> [Listed records]:
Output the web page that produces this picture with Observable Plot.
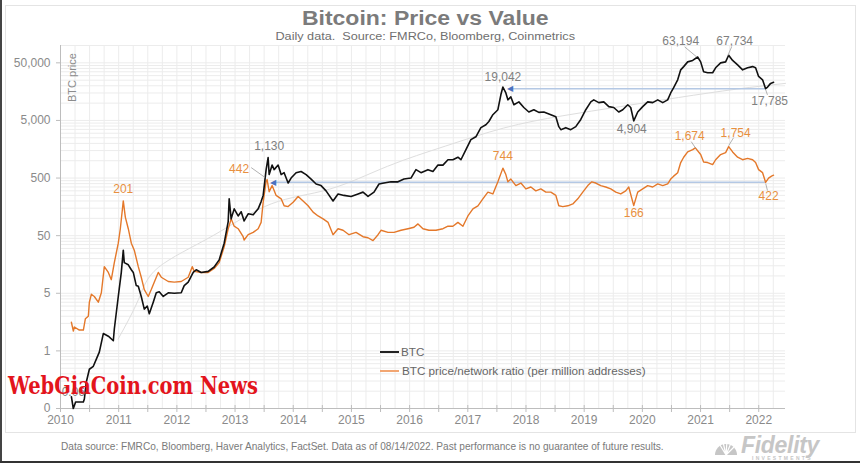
==
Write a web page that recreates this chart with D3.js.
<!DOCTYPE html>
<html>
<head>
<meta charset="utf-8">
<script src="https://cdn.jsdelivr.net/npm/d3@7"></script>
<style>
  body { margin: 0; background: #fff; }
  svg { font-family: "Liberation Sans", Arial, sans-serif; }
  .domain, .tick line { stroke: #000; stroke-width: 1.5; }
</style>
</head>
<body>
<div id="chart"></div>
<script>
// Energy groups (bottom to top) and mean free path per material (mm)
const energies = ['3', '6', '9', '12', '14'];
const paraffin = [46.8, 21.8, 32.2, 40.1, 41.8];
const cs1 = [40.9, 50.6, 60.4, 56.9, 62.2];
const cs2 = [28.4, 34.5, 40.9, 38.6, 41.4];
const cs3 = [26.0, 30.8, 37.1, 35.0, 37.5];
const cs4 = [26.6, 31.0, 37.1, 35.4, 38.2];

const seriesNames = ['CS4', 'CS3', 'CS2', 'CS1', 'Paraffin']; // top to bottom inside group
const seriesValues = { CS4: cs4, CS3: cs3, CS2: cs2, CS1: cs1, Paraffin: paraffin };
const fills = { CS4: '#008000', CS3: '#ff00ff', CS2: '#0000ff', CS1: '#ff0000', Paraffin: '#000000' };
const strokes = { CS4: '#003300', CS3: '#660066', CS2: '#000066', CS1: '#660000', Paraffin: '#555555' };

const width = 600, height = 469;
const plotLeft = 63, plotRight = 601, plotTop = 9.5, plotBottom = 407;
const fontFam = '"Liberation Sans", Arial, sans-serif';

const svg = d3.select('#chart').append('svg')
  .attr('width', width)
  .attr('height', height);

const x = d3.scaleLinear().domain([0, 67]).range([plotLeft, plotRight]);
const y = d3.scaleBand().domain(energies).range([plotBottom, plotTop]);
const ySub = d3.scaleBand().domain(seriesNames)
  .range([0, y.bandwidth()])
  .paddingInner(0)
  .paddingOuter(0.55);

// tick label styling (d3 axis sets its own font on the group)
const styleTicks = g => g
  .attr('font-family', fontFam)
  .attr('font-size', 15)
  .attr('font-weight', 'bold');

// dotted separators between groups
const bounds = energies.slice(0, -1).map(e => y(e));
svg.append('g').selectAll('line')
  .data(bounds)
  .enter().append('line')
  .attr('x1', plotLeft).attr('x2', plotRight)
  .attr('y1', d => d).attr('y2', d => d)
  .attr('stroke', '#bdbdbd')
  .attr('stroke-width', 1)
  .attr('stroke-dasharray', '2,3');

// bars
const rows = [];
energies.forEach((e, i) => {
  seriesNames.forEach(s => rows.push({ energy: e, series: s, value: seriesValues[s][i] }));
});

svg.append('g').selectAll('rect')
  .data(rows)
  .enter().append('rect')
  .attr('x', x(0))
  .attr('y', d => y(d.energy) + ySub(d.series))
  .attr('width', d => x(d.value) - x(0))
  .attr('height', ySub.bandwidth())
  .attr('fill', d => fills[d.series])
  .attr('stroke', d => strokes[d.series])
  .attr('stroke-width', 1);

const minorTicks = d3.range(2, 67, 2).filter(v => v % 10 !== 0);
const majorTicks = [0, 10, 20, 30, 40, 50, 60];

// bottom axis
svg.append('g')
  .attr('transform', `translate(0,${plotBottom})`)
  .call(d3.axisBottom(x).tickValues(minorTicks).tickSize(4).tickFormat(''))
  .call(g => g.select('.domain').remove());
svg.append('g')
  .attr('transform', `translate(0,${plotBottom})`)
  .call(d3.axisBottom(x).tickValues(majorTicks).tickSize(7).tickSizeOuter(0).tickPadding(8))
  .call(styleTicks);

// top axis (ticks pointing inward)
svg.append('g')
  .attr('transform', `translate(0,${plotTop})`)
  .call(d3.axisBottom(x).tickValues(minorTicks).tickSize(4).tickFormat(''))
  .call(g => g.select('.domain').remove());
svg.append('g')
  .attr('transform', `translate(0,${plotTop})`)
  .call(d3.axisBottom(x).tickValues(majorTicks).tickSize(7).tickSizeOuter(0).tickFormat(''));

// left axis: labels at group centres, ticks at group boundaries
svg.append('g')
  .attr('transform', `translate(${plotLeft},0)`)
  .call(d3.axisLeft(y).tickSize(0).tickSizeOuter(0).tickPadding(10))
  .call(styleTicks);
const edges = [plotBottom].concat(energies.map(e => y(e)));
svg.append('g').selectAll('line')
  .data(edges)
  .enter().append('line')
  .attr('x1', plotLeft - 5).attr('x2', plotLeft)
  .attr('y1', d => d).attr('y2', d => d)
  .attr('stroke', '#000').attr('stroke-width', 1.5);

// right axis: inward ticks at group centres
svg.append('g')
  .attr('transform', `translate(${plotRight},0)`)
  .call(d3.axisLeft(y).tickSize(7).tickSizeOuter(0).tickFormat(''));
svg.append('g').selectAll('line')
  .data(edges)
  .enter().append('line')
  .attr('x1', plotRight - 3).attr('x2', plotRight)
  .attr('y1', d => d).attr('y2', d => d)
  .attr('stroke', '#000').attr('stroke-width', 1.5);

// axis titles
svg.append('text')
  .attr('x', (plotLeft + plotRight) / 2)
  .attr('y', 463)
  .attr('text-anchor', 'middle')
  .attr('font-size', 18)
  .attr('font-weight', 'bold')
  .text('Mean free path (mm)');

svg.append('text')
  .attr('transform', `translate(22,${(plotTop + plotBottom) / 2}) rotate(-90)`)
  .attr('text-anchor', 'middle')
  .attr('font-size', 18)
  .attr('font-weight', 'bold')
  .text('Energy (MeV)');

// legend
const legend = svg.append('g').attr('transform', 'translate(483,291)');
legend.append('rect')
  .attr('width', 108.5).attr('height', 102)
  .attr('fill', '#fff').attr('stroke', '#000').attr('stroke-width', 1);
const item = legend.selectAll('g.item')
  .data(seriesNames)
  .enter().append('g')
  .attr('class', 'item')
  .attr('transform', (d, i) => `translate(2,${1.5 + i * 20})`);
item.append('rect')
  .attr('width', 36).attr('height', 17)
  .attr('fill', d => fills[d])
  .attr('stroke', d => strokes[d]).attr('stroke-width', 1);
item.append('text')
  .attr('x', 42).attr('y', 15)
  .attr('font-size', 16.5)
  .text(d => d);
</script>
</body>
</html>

> [Goal]:
Within the listing above, give again exactly every line from the line with "Write a web" through the line with "const cs4 = [26.6, 31.0, 37.1, 35.4, 38.2];", both included, and no other line.

> [Full response]:
Write a web page that recreates this chart with D3.js.
<!DOCTYPE html>
<html>
<head>
<meta charset="utf-8">
<script src="https://cdn.jsdelivr.net/npm/d3@7"></script>
<style>
  body { margin: 0; background: #fff; }
  svg { font-family: "Liberation Sans", Arial, sans-serif; }
  .domain, .tick line { stroke: #000; stroke-width: 1.5; }
</style>
</head>
<body>
<div id="chart"></div>
<script>
// Energy groups (bottom to top) and mean free path per material (mm)
const energies = ['3', '6', '9', '12', '14'];
const paraffin = [46.8, 21.8, 32.2, 40.1, 41.8];
const cs1 = [40.9, 50.6, 60.4, 56.9, 62.2];
const cs2 = [28.4, 34.5, 40.9, 38.6, 41.4];
const cs3 = [26.0, 30.8, 37.1, 35.0, 37.5];
const cs4 = [26.6, 31.0, 37.1, 35.4, 38.2];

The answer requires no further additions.